* [TASK DIRECTIONS]: Set the lines down again exactly, first line through the line that contains "0.724, 0.726, 0.722];", with no pictures.

* [AVAILABLE DATA]:

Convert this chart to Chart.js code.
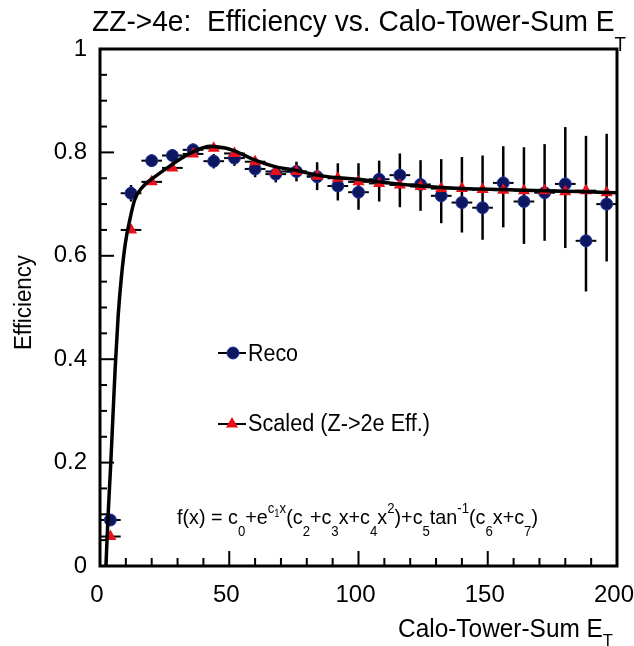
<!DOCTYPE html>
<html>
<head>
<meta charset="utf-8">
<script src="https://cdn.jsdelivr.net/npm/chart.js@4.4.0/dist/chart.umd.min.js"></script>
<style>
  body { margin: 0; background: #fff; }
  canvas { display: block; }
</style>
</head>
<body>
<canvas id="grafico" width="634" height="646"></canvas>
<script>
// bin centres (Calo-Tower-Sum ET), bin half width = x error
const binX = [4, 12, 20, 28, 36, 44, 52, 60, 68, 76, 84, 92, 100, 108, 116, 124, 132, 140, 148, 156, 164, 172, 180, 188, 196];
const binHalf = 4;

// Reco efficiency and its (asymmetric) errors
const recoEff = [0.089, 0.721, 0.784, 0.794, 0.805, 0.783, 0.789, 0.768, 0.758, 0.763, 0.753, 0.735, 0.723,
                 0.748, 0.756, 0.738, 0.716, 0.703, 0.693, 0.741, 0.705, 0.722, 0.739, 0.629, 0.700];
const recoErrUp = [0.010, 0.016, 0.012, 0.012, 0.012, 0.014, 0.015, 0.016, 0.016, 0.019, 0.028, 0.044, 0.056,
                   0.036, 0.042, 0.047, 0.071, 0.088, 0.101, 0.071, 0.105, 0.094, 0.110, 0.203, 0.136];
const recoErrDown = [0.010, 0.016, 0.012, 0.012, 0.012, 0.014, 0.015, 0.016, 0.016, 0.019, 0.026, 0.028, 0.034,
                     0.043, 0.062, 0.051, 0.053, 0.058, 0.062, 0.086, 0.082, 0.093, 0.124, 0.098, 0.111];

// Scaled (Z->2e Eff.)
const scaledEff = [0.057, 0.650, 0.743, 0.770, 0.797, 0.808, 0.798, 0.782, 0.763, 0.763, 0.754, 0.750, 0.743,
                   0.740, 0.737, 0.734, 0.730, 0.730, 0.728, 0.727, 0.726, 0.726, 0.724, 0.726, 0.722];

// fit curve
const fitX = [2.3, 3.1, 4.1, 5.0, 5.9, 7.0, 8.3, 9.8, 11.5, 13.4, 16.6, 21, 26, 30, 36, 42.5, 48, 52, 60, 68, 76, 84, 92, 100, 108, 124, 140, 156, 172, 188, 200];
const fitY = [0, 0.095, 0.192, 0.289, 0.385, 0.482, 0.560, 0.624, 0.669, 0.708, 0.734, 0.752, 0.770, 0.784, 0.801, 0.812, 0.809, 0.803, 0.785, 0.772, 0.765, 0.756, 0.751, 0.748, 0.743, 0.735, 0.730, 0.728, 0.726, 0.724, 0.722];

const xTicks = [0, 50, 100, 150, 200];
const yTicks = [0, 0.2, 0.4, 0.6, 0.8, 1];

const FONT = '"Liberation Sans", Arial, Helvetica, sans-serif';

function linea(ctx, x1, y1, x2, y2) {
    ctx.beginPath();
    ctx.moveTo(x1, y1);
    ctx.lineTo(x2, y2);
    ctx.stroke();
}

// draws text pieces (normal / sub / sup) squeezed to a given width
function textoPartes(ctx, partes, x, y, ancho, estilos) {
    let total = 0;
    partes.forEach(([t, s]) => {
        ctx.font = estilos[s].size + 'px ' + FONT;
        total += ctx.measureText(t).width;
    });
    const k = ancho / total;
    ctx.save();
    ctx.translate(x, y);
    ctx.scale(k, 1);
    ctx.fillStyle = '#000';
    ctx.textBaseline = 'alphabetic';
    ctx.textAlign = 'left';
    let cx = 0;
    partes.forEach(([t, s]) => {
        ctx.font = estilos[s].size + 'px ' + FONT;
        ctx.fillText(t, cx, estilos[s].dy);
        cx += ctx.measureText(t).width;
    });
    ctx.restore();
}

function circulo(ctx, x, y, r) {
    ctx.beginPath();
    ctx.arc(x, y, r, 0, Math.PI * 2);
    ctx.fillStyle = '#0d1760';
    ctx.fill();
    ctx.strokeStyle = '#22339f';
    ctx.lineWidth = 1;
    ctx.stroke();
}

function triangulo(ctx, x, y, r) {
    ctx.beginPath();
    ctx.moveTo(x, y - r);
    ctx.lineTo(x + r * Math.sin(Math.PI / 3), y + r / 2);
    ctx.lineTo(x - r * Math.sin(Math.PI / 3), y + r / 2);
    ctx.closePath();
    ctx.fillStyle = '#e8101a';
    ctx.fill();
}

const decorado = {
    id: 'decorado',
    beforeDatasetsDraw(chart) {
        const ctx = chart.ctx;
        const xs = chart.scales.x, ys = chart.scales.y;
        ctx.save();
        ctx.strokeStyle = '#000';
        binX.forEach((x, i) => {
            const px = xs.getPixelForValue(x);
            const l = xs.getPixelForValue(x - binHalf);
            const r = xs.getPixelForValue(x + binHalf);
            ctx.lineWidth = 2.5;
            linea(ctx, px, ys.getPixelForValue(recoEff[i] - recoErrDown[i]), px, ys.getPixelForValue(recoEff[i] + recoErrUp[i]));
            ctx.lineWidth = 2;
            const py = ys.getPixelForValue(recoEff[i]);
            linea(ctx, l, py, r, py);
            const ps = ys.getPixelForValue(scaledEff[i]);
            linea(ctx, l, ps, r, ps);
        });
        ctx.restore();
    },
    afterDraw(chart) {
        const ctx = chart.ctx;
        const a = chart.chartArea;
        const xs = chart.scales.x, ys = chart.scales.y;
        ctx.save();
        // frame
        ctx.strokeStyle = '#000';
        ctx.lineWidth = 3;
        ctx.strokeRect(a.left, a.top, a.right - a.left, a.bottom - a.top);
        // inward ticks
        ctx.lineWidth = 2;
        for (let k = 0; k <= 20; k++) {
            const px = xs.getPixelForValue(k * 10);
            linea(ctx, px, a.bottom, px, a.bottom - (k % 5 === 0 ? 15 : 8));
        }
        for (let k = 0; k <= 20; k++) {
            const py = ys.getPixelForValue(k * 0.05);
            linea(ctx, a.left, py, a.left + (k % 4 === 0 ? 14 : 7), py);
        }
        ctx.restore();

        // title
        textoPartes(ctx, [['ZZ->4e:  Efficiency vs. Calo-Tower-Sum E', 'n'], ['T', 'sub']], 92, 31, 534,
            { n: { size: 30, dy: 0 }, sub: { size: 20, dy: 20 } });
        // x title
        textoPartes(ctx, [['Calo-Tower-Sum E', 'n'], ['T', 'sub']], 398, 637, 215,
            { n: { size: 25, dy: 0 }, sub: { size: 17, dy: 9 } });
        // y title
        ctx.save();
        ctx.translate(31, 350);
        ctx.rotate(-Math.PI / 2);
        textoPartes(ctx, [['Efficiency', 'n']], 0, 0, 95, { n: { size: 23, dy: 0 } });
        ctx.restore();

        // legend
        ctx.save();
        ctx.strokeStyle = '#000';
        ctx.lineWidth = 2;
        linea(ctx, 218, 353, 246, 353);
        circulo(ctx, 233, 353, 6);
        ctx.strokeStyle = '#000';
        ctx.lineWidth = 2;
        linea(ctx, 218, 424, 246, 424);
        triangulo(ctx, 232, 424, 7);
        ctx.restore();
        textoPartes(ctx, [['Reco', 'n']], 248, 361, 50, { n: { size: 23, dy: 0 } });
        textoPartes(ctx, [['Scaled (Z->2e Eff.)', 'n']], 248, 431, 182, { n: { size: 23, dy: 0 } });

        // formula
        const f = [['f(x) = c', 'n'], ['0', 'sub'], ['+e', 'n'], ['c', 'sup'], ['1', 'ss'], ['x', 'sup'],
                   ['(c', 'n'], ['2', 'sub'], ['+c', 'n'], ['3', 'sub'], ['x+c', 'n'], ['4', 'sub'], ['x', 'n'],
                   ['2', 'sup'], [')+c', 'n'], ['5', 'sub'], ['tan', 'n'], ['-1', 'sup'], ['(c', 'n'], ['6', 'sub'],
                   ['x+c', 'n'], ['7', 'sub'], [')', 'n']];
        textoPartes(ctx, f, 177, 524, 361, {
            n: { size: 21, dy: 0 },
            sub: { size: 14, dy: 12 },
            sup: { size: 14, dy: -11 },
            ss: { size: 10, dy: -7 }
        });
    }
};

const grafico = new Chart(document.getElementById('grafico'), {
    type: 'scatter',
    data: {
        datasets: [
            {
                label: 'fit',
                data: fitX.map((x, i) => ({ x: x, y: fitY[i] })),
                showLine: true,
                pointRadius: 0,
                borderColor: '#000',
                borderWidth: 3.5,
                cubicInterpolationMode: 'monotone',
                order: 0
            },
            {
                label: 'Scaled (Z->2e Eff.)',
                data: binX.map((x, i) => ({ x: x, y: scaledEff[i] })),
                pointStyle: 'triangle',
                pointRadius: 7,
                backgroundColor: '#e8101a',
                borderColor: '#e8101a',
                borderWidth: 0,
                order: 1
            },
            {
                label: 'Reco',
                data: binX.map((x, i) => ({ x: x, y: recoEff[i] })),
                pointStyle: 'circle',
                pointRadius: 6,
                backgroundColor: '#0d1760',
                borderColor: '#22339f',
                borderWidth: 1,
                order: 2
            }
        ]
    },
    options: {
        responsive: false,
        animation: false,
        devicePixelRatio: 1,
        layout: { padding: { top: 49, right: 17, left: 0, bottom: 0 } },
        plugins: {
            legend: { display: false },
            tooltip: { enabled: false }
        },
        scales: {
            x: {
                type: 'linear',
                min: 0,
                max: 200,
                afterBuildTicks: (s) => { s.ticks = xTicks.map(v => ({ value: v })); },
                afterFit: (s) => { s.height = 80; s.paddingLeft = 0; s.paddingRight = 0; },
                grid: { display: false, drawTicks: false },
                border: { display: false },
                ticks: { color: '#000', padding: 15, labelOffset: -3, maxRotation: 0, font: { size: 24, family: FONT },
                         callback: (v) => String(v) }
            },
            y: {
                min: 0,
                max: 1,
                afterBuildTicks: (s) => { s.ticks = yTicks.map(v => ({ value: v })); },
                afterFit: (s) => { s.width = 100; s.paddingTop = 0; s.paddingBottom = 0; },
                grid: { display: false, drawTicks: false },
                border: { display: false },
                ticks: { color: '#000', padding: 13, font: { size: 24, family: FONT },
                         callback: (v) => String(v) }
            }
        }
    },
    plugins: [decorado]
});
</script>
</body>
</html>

* [WRITTEN ANSWER]:
Convert this chart to Chart.js code.
<!DOCTYPE html>
<html>
<head>
<meta charset="utf-8">
<script src="https://cdn.jsdelivr.net/npm/chart.js@4.4.0/dist/chart.umd.min.js"></script>
<style>
  body { margin: 0; background: #fff; }
  canvas { display: block; }
</style>
</head>
<body>
<canvas id="grafico" width="634" height="646"></canvas>
<script>
// bin centres (Calo-Tower-Sum ET), bin half width = x error
const binX = [4, 12, 20, 28, 36, 44, 52, 60, 68, 76, 84, 92, 100, 108, 116, 124, 132, 140, 148, 156, 164, 172, 180, 188, 196];
const binHalf = 4;

// Reco efficiency and its (asymmetric) errors
const recoEff = [0.089, 0.721, 0.784, 0.794, 0.805, 0.783, 0.789, 0.768, 0.758, 0.763, 0.753, 0.735, 0.723,
                 0.748, 0.756, 0.738, 0.716, 0.703, 0.693, 0.741, 0.705, 0.722, 0.739, 0.629, 0.700];
const recoErrUp = [0.010, 0.016, 0.012, 0.012, 0.012, 0.014, 0.015, 0.016, 0.016, 0.019, 0.028, 0.044, 0.056,
                   0.036, 0.042, 0.047, 0.071, 0.088, 0.101, 0.071, 0.105, 0.094, 0.110, 0.203, 0.136];
const recoErrDown = [0.010, 0.016, 0.012, 0.012, 0.012, 0.014, 0.015, 0.016, 0.016, 0.019, 0.026, 0.028, 0.034,
                     0.043, 0.062, 0.051, 0.053, 0.058, 0.062, 0.086, 0.082, 0.093, 0.124, 0.098, 0.111];

// Scaled (Z->2e Eff.)
const scaledEff = [0.057, 0.650, 0.743, 0.770, 0.797, 0.808, 0.798, 0.782, 0.763, 0.763, 0.754, 0.750, 0.743,
                   0.740, 0.737, 0.734, 0.730, 0.730, 0.728, 0.727, 0.726, 0.726, 0.724, 0.726, 0.722];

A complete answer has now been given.